AB : Je ne vais pas faire de détours. Aujourd’hui, il nous faut une rupture, une nouvelle manière de faire. Certains diront qu’en Guinée, il faut aller doucement, expliquer aux gens, etc. Mais beaucoup savent ce qu’il faut faire et refusent de le faire, car il y a un problème de compétence. Celui qui est compétent n’a jamais peur de la rigueur, du professionnalisme, et de l’exigence dans le travail. Mais si ce n’est pas le cas, et que l’on gagne souvent en étant une simple marionnette, on refusera ce genre de changement car cela menace son gagne-pain.

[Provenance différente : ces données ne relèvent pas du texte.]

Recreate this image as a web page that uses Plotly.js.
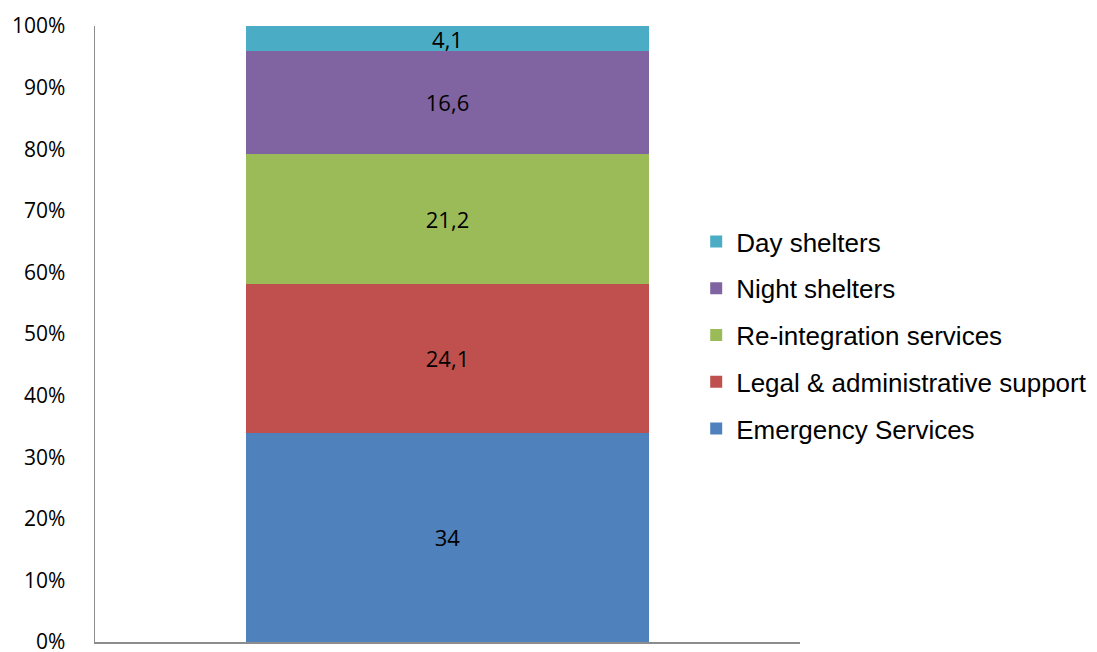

Mais on ne peut pas faire des omelettes sans casser des œufs. Veut-on réellement progresser ? Veut-on gagner des titres ? Veut-on permettre à nos joueurs locaux de vivre de leur métier ? Veut-on être respecté sur le continent et à l’international ?
Si oui, alors il faut une rupture, un examen de conscience. De nombreuses personnes gravitent autour de notre football uniquement pour se remplir les poches. Ce genre de profils ne devrait pas exister au haut niveau de la gestion de notre football. Il faut accepter de chasser la médiocrité et de récompenser le mérite, le travail et l’exigence.
Ensuite, il faudra aborder le rôle essentiel que doit jouer l’État pour booster et soutenir le développement du football à travers tout le pays. Sans un État impliqué et engagé, tout développement durable du football est utopique. Mais pour cela, il faut des profils capables de convaincre cet État, non pas pour demander de l’argent pour des intérêts personnels, mais pour défendre le football devant l’État et l’amener à nous accompagner. Les Guinéens adorent le football, et l’État travaillera pour sa jeunesse.
Des profils intègres, compétents, et une rupture totale avec les anciennes pratiques. Sans cela, en 2050, nous serons toujours au même point.